Work instructions: Each line of the listing must be transcribed exactly, except for the images, which should be excluded.

>> Begin Available data

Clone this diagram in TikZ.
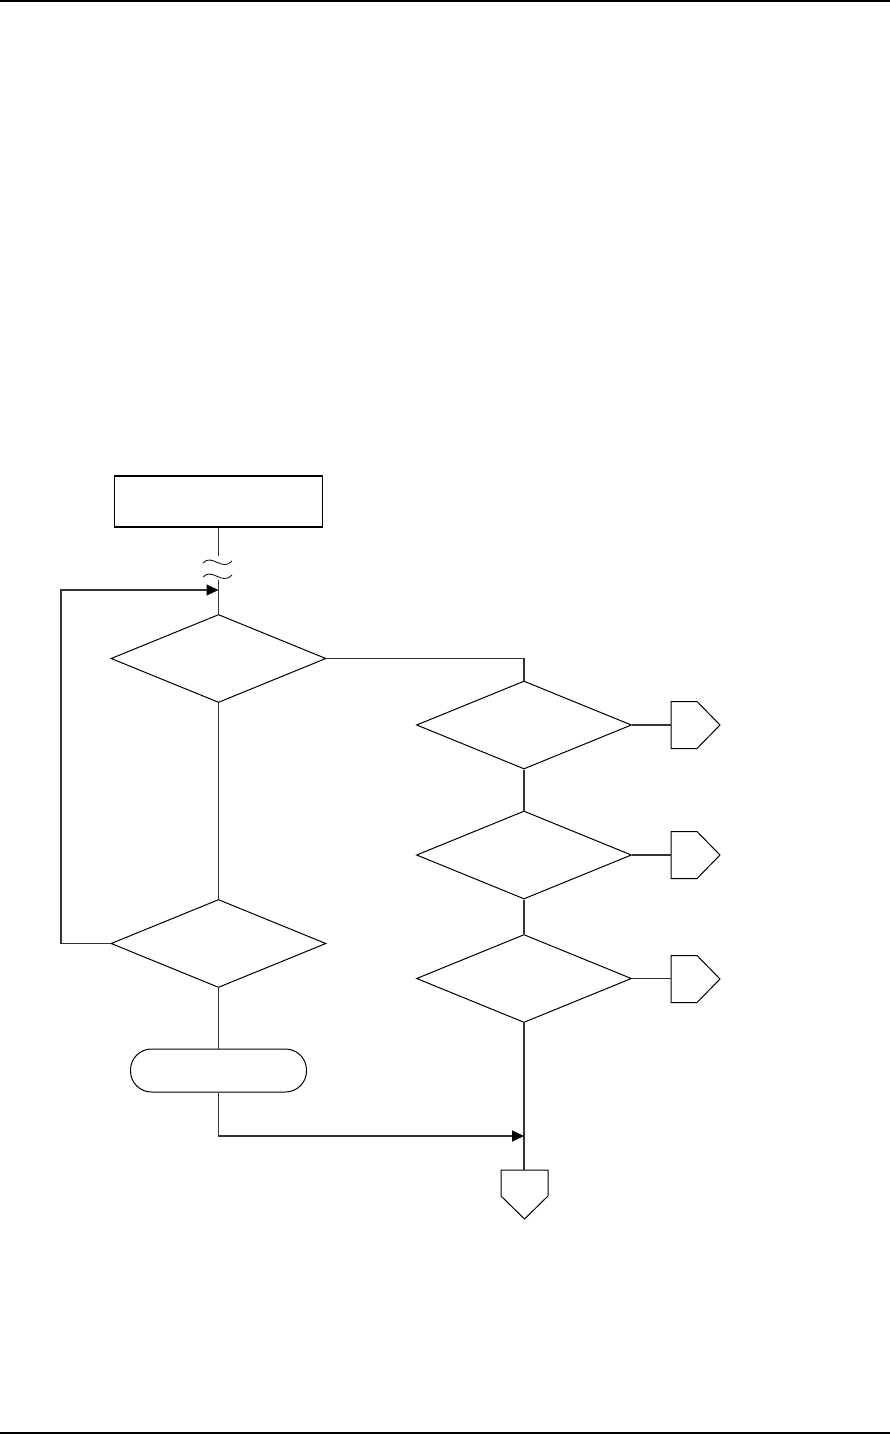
\documentclass[tikz,border=0pt]{standalone}
\usetikzlibrary{shapes.geometric,arrows.meta}
\begin{document}
\begin{tikzpicture}[x=1pt,y=-1pt,
  shp/.style={draw=black,line width=1pt,inner sep=0pt},
  dec/.style={shp,diamond,minimum width=215pt,minimum height=88pt},
  ln/.style={draw=black!80,line width=1.1pt},
  arr/.style={ln,-{Triangle[length=12pt,width=11pt,fill=black,color=black]}}]
\useasboundingbox (0,0) rectangle (890,1434);
\draw[line width=2pt] (0,1) -- (890,1);
\draw[line width=2pt] (0,1433) -- (890,1433);
% nodes
\node[shp,line width=1.5pt,rectangle,minimum width=208pt,minimum height=51pt] (box) at (218.5,501.5) {};
\node[dec] (d1) at (218.5,658.5) {};
\node[dec] (d2) at (218.5,943.5) {};
\node[dec] (d3) at (524,725) {};
\node[dec] (d4) at (524,855) {};
\node[dec] (d5) at (524,978.5) {};
\node[shp,rounded corners=21pt,minimum width=176pt,minimum height=43pt] (term) at (218.5,1070.5) {};
\coordinate (c3) at (671,725);
\coordinate (c4) at (671,855);
\coordinate (c5) at (671,979);
\coordinate (c6) at (524.5,1170);
\foreach \c in {c3,c4,c5}
  \draw[shp] (\c) -- ++(0,-23.5) -- ++(26,0) -- ++(23,23.5) -- ++(-23,23.5) -- ++(-26,0) -- cycle;
\draw[shp] (c6) -- ++(-23.5,0) -- ++(0,26) -- ++(23.5,23) -- ++(23.5,-23) -- ++(0,-26) -- cycle;
\coordinate (b1) at (218.5,556);
\coordinate (b2) at (218.5,580);
\coordinate (j1) at (218.5,590);
\coordinate (j2) at (524,1136);
% connectors
\draw[ln] (box.south) -- (b1);
\draw[ln] (b2) -- (d1.north);
\draw[line width=0.8pt] (203,563) .. controls (212,553) and (222,572) .. (232,561);
\draw[line width=0.8pt] (203,577) .. controls (212,567) and (222,586) .. (232,575);
\draw[arr] (d2.west) -- (61,943.5) -- (61,590) -- (j1);
\draw[ln] (d1.south) -- (d2.north);
\draw[ln] (d2.south) -- (term.north);
\draw[ln] (d1.east) -| (d3.north);
\draw[ln] (d3.south) -- (d4.north);
\draw[ln] (d4.south) -- (d5.north);
\draw[ln] (d5.south) -- (d5.south |- c6);
\draw[arr] (term.south) |- (j2);
\draw[ln] (d3.east) -- (c3);
\draw[ln] (d4.east) -- (c4);
\draw[ln] (d5.east) -- (d5.east -| c5);
\end{tikzpicture}
\end{document}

>> End Available data

Solution to this problem:
Clone this diagram in TikZ.
\documentclass[tikz,border=0pt]{standalone}
\usetikzlibrary{shapes.geometric,arrows.meta}
\begin{document}
\begin{tikzpicture}[x=1pt,y=-1pt,
  shp/.style={draw=black,line width=1pt,inner sep=0pt},
  dec/.style={shp,diamond,minimum width=215pt,minimum height=88pt},
  ln/.style={draw=black!80,line width=1.1pt},
  arr/.style={ln,-{Triangle[length=12pt,width=11pt,fill=black,color=black]}}]
\useasboundingbox (0,0) rectangle (890,1434);
\draw[line width=2pt] (0,1) -- (890,1);
\draw[line width=2pt] (0,1433) -- (890,1433);
% nodes
\node[shp,line width=1.5pt,rectangle,minimum width=208pt,minimum height=51pt] (box) at (218.5,501.5) {};
\node[dec] (d1) at (218.5,658.5) {};
\node[dec] (d2) at (218.5,943.5) {};
\node[dec] (d3) at (524,725) {};
\node[dec] (d4) at (524,855) {};
\node[dec] (d5) at (524,978.5) {};
\node[shp,rounded corners=21pt,minimum width=176pt,minimum height=43pt] (term) at (218.5,1070.5) {};
\coordinate (c3) at (671,725);
\coordinate (c4) at (671,855);
\coordinate (c5) at (671,979);
\coordinate (c6) at (524.5,1170);
\foreach \c in {c3,c4,c5}
  \draw[shp] (\c) -- ++(0,-23.5) -- ++(26,0) -- ++(23,23.5) -- ++(-23,23.5) -- ++(-26,0) -- cycle;
\draw[shp] (c6) -- ++(-23.5,0) -- ++(0,26) -- ++(23.5,23) -- ++(23.5,-23) -- ++(0,-26) -- cycle;
\coordinate (b1) at (218.5,556);
\coordinate (b2) at (218.5,580);
\coordinate (j1) at (218.5,590);
\coordinate (j2) at (524,1136);
% connectors
\draw[ln] (box.south) -- (b1);
\draw[ln] (b2) -- (d1.north);
\draw[line width=0.8pt] (203,563) .. controls (212,553) and (222,572) .. (232,561);
\draw[line width=0.8pt] (203,577) .. controls (212,567) and (222,586) .. (232,575);
\draw[arr] (d2.west) -- (61,943.5) -- (61,590) -- (j1);
\draw[ln] (d1.south) -- (d2.north);
\draw[ln] (d2.south) -- (term.north);
\draw[ln] (d1.east) -| (d3.north);
\draw[ln] (d3.south) -- (d4.north);
\draw[ln] (d4.south) -- (d5.north);
\draw[ln] (d5.south) -- (d5.south |- c6);
\draw[arr] (term.south) |- (j2);
\draw[ln] (d3.east) -- (c3);
\draw[ln] (d4.east) -- (c4);
\draw[ln] (d5.east) -- (d5.east -| c5);
\end{tikzpicture}
\end{document}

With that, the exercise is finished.